April 28, 2021
The San Francisco Earthquake of 1906 was the ultimate in rude awakenings: In the early morning hours of April 18, residents were jolted awake by a 5:12 a.m. pre-shock. They scarcely had time to process what had happened when 25 seconds later, a major earthquake rocked the region for a full 60 seconds. The quake and its ensuing fires made for one of the most devastating disasters in American history.
As is evident in this colorized photograph of the aftermath, the Great San Francisco Earthquake of 1906 caused widespread destruction. Today’s seismologists estimate that the quake was an 8.0 on the Richter Scale. Buildings that survived the initial quake were then at risk for the fires that raged through the fallen city for days afterwards. Reports of the time claimed that 3,000 people perished in the disaster, but modern researchers and historians believe that number to be much higher. Let’s look at the destruction left behind after the Great San Francisco Earthquake of 1906.
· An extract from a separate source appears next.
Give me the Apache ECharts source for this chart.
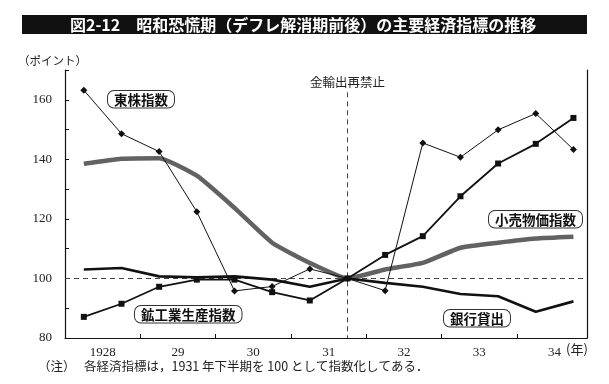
<!DOCTYPE html>
<html><head><meta charset="utf-8">
<script src="https://cdn.jsdelivr.net/npm/echarts@6/dist/echarts.min.js"></script>
<style>html,body{margin:0;padding:0;background:#fff}#c{width:609px;height:384px}</style>
</head><body><div id="c"></div>
<script>
// Half-year periods (上 = first half, 下 = second half)
const periods = ['1928上','1928下','1929上','1929下','1930上','1930下','1931上','1931下','1932上','1932下','1933上','1933下','1934上','1934下'];
const yearLabels = ['1928','29','30','31','32','33','34'];
const toukabu    = [163.2,148.6,142.6,122.4, 95.8, 97.3,103.2,100, 95.9,145.5,140.7,149.9,155.4,143.3]; // 東株指数
const koukougyou = [ 87.1, 91.5, 97.2, 99.6, 99.6, 95.4, 92.6,100,107.9,114.2,127.6,138.6,145.2,153.9]; // 鉱工業生産指数
const kouri      = [138.5,140.2,140.4,134.5,123.7,112.0,105.2,100,103.0,105.2,110.3,112.0,113.4,114.0]; // 小売物価指数
const ginkou     = [103.0,103.5,100.7,100.4,100.7, 99.6, 97.2,100, 98.5, 97.2, 94.8, 94.0, 88.8, 92.3]; // 銀行貸出
const baseValue = 100;
const eventPeriod = '1931下';   // 金輸出再禁止
const eventLabel = '金輸出再禁止';

function periodX(p){ const y = parseInt(p.slice(0,4),10); return y + (p.slice(4)==='上' ? 0.25 : 0.75); }
function pts(arr){ return periods.map((p,i)=>[periodX(p), arr[i]]); }

const XMIN = 1928, XMAX = 1934.93;
const JP = '"Noto Sans CJK JP", sans-serif';
const SERIF = '"Liberation Serif", "DejaVu Serif", serif';

const chart = echarts.init(document.getElementById('c'));
chart.setOption({
  animation: false,
  backgroundColor: '#fff',
  grid: {left: 65, right: 22, top: 70, bottom: 46, containLabel: false},
  xAxis: [
    {type: 'value', min: XMIN, max: XMAX, interval: 1,
     axisLine: {show: true, lineStyle: {color: '#111', width: 1.2}},
     axisTick: {show: true, inside: true, length: 4, lineStyle: {color: '#111'}},
     axisLabel: {show: false}, splitLine: {show: false}},
    {type: 'value', min: XMIN - 0.5, max: XMAX - 0.5, interval: 0.5, position: 'bottom',
     axisLine: {show: false}, axisTick: {show: false}, splitLine: {show: false},
     axisLabel: {show: true, margin: 8, fontFamily: SERIF, fontSize: 13, color: '#222',
       formatter: v => { const k = Math.round(v*2)/2; if (k % 1 !== 0) return ''; const i = k - 1928; return (i>=0 && i<yearLabels.length) ? yearLabels[i] : ''; }}}
  ],
  yAxis: [
    {type: 'value', min: 80, max: 170, interval: 10,
     axisLine: {show: true, lineStyle: {color: '#111', width: 1.2}},
     axisTick: {show: true, inside: true, length: 4, lineStyle: {color: '#111'}},
     axisLabel: {fontFamily: SERIF, fontSize: 13, color: '#222', margin: 13,
       formatter: v => (v % 20 === 0 && v <= 160) ? String(v) : ''},
     splitLine: {show: false}},
    {type: 'value', min: 80, max: 170, position: 'right',
     axisLine: {show: true, lineStyle: {color: '#111', width: 1.2}},
     axisTick: {show: false}, axisLabel: {show: false}, splitLine: {show: false}}
  ],
  series: [
    {name: '小売物価指数', type: 'line', data: pts(kouri), smooth: 0.15, symbol: 'none', z: 2,
     lineStyle: {color: '#626262', width: 4.5},
     markLine: {silent: true, symbol: 'none', z: 1,
       lineStyle: {color: '#444', width: 1, type: [5, 4]},
       data: [
         {yAxis: baseValue, label: {show: false}},
         [{coord: [periodX(eventPeriod), 162.5]}, {coord: [periodX(eventPeriod), 80]}]
       ],
       label: {show: true, position: 'start', distance: 4, formatter: eventLabel,
         fontFamily: JP, fontSize: 12.5, color: '#222'}}},
    {name: '銀行貸出', type: 'line', data: pts(ginkou), symbol: 'none', z: 3,
     lineStyle: {color: '#111', width: 2.6}},
    {name: '鉱工業生産指数', type: 'line', data: pts(koukougyou), symbol: 'rect', symbolSize: 6, z: 4,
     lineStyle: {color: '#111', width: 1.8}, itemStyle: {color: '#111'}},
    {name: '東株指数', type: 'line', data: pts(toukabu), symbol: 'diamond', symbolSize: 7, z: 5,
     lineStyle: {color: '#111', width: 1}, itemStyle: {color: '#111'}}
  ],
  graphic: [
    {type: 'rect', left: 22, top: 15, shape: {width: 565, height: 19}, style: {fill: '#111'}},
    {type: 'text', left: 70, top: 15, style: {text: '図2-12　昭和恐慌期（デフレ解消期前後）の主要経済指標の推移',
      font: 'bold 16px ' + JP, fill: '#fff', lineHeight: 19}},
    {type: 'text', left: 18, top: 55, style: {text: '（ポイント）', font: '11.5px ' + JP, fill: '#222'}},
    {type: 'text', left: 107, top: 90, style: {text: '東株指数', font: 'bold 13.5px ' + JP, fill: '#111',
      backgroundColor: '#fff', borderColor: '#333', borderWidth: 1, borderRadius: 6, padding: [2, 6, 1, 6]}},
    {type: 'text', left: 134, top: 305, style: {text: '鉱工業生産指数', font: 'bold 13.5px ' + JP, fill: '#111',
      backgroundColor: '#fff', borderColor: '#333', borderWidth: 1, borderRadius: 6, padding: [2, 6, 1, 6]}},
    {type: 'text', left: 488, top: 210, style: {text: '小売物価指数', font: 'bold 13.5px ' + JP, fill: '#111',
      backgroundColor: '#fff', borderColor: '#333', borderWidth: 1, borderRadius: 6, padding: [2, 6, 1, 6]}},
    {type: 'text', left: 443, top: 309, style: {text: '銀行貸出', font: 'bold 13.5px ' + JP, fill: '#111',
      backgroundColor: '#fff', borderColor: '#333', borderWidth: 1, borderRadius: 6, padding: [2, 6, 1, 6]}},
    {type: 'text', left: 566, top: 343, style: {text: '(年)', font: '13px ' + JP, fill: '#222'}},
    {type: 'text', left: 38, top: 360, style: {text: '（注）', font: '12.5px ' + JP, fill: '#222'}},
    {type: 'text', left: 84, top: 360, style: {text: '各経済指標は，1931 年下半期を 100 として指数化してある．', font: '12.5px ' + JP, fill: '#222'}}
  ]
});
</script></body></html>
San Francisco, the Paris of the West
San Francisco was born as a mining outpost for all the get-rich-quick prospectors that rushed to California in the mid-1800s looking for gold. While other mining towns shriveled up and died, San Francisco flourished, thanks to its idyllic location on the San Francisco Bay. The city by the bay became a key shipping port and trade center. As the city grew, it attracted many successful and wealthy business owners that helped transform the economy of San Francisco. With money, came luxury. San Francisco grew into an important setting for the arts and entertainment. Famous writers, including Oscar Wilde, Mark Twain, Rudyard Kipling, Ambrose Bierce, and Robert Louis Stevenson, lived there. They wrote many of their famous works in San Francisco and hobnobbed with the cities rich and famous. San Francisco was such a prosperous city that it earned the nickname the “Paris of the West”.
The San Andreas Fault
The residents of San Francisco in the early 1900s had no idea that their city sat on the infamous San Andreas Fault. Although the idea of plate tectonics was not widely accepted by the scientific community until the 1960s, there were scientists that suspected that earthquakes were caused by the movements of the Earth’s crust. In 1895, a geologist from UC Berkeley named Andrew Lawson identified the San Andreas Fault in northern California. He had no idea that the fault line was actually 750 miles long. The two tectonic plates had pulled apart where Professor Lawson was doing his study and a valley had formed because of it. A small lake at the floor of the valley was already named San Andreas Lake to Lawson named the fault line after that feature. After the San Francisco Earthquake of 1906, Lawson rightly concluded that the San Andreas Fault extended much further south than he originally thought.
A Powerful Quake
The San Francisco Earthquake of 1906 was powerful enough to be felt in Oregon, Los Angeles, and well into central Nevada. Many of the wooden Victorian houses and brick storefronts of the city were damaged or destroyed. The toppled buildings caused fires to start that spread quickly. Firefighters couldn’t extinguish the flames. They didn’t have access to water because of broken water mains and they couldn’t even get to some of the fires because of all the debris blocking the streets. Two days after the quake, when the fires got too bad, the mayor of San Francisco ordered the evacuation of 20,000 people in the line of fire to take refuge on the USS Chicago docked in the bay. In total, more than 3,000 buildings were destroyed.
The Loss of Life
There is much debate about the true death toll from the Great San Francisco Earthquake. At the time of the disaster, newspapers reported that 700 people died in the initial earthquake in San Francisco, with another 165 deaths in nearby San Jose and Santa Rosa. Most historians believe that number was greatly under reported. They estimate the true death toll to be closer to 3,000 people. Additionally, more than half of San Francisco’s population, roughly 225,000 people, were left homeless after the disaster.
The Role of Photography
The Great San Francisco Earthquake of 1906 has the distinction of being the first natural disaster to be photographed. Photos of the damage were printed in newspapers across the country. One photographer, Frederick Eugene Ives, even snapped some color photographs of the damage. Modern researchers have been able to study all the photographs, like the colorized image at the start of this article, of the aftermath of the earthquake to learn more about the disaster and the damage. It has helped them to add to their understanding of this event, fault lines, and the nature of earthquakes in general.
Bouncing Back from Disaster
Novelist Jack London was one of the well-known writers in San Francisco when the earthquake hit. He wrote, “San Francisco is gone.” It may have seemed like it at the time, but London greatly underestimated the tenacity of the people of the city by the bay. Within a few weeks of the earthquake, many of the businesses in San Francisco reopened. The banks were back in business within six weeks. As clean up efforts progressed, San Francisco’s iconic cable cars returned. The entire rebuilding process took about nine years.